Parsing XML into CSV using Nokogiri

Question 1

Here's how to get at the make and model data. How to convert it to CSV is left to you:

require 'nokogiri'

doc = Nokogiri::XML(<<EOT)
<VINResult xmlns:xsi="http://www.w3.org/2001/XMLSchema-instance" xmlns:xsd="http://www.w3.org/2001/XMLSchema" xmlns="http://basicvalues.pentondata.com/">
  <Vehicles>
    <Vehicle>
      <ID>131497</ID>
      <Product>TRUCK</Product>
      <Year>1993</Year>
      <Make>Freightliner</Make>
      <Model>FLD12064T</Model>
      <Description>120'' BBC Alum Air Cond Long Conv. (SBA) Tractor w/48'' Sleeper Air Brakes & Power Steering 6x4 (SBA - Set Back Axle)</Description>
    </Vehicle>
    <Vehicle>
      <ID>131497</ID>
      <Product>TRUCK</Product>
      <Year>1993</Year>
      <Make>Freightliner</Make>
      <Model>FLD12064T</Model>
      <Description>120'' BBC Alum Air Cond Long Conv. (SBA) Tractor w/48'' Sleeper Air Brakes & Power Steering 6x4 (SBA - Set Back Axle)</Description>
    </Vehicle>
  </Vehicles>
  <Errors/>
  <InvalidVINMsg/>
</VINResult>
EOT

vehicle_make_and_models = doc.search('Vehicle').map{ |vehicle|
    [
      'make', vehicle.at('Make').content,
      'model', vehicle.at('Model').content
    ]
  }

This results in:

vehicle_make_and_models # => [["make", "Freightliner", "model", "FLD12064T"], ["make", "Freightliner", "model", "FLD12064T"]]

If you don't want the field names:

vehicle_make_and_models = doc.search('Vehicle').map{ |vehicle|
  [
    vehicle.at('Make').content,
    vehicle.at('Model').content
  ]
}

vehicle_make_and_models # => [["Freightliner", "FLD12064T"], ["Freightliner", "FLD12064T"]]
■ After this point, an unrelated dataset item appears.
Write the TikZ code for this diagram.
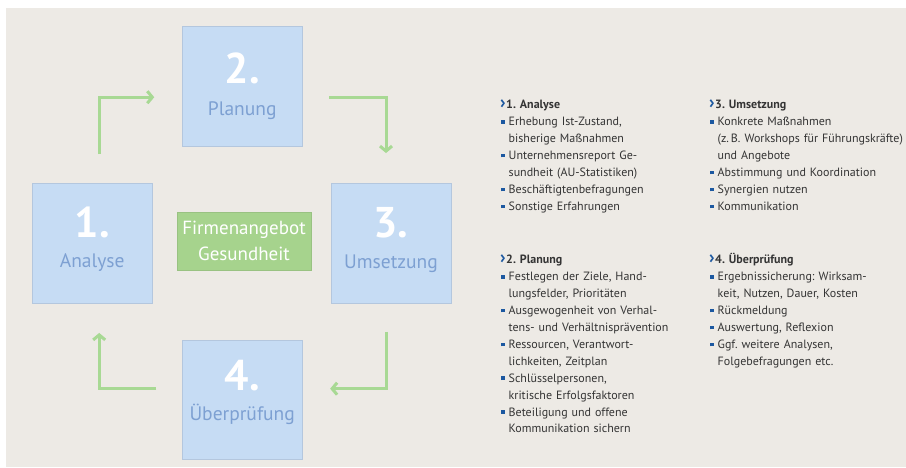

Note: You have XML, not HTML. Don't assume that Nokogiri treats them the same, or that the difference is insignificant. Nokogiri parses XML strictly, since XML is a strict standard.

I use CSS selectors unless I absolutely have to use XPath. CSS results in a much clearer selector most of the time, which results in easier to read code.

vinxml.xpath('//VINResult//Vehicles//Vehicle//Make').text doesn't work, because // means "start at the top of the document". Each time it's encountered Nokogiri starts at the top, searches down, and finds all matching nodes. xpath returns all matching nodes as a NodeSet, not just a particular Node, and text will return the text of all Nodes in the NodeSet, resulting in a concatenated string of the text, which is probably not what you want.

I prefer to use search instead of xpath or css. It returns a NodeSet like the other two, but it also lets us use either CSS or XPath selectors. If your particular selector was ambiguous and could be interpreted as either CSS or XPath, then you can use the explicit form. Likewise, you can use at or xpath_at or css_at to find just the first matching node, which is equivalent to search('foo').first.

Question 2

You could also do the following which will place all of the vehicles in an Array and all of the vehicle attributes into a Hash

require 'nokogiri'
doc = Nokogiri::XML(open(YOUR_XML_FILE))
vehicles = doc.search("Vehicle").map do |vehicle|
  Hash[
    vehicle.children.map do |child|
      [child.name, child.text] unless child.text.chomp.strip == ""
    end.compact
  ]
end
#=>[{"ID"=>"131497", "Product"=>"TRUCK", "Year"=>"1993", "Make"=>"Freightliner", "Model"=>"FLD12064T", "Description"=>"120'' BBC Alum Air Cond Long Conv. (SBA) Tractor w/48'' Sleeper Air Brakes  Power Steering 6x4 (SBA - Set Back Axle)"}, {"ID"=>"131497", "Product"=>"TRUCK", "Year"=>"1993", "Make"=>"Freightliner", "Model"=>"FLD12064T", "Description"=>"120'' BBC Alum Air Cond Long Conv. (SBA) Tractor w/48'' Sleeper Air Brakes  Power Steering 6x4 (SBA - Set Back Axle)"}]

Then you can access all the attributes for an individual vehicle i.e.

vehicles.first["ID"]
#=> "131497"
vehicles.first["Year"]
#=> "1993"

etc.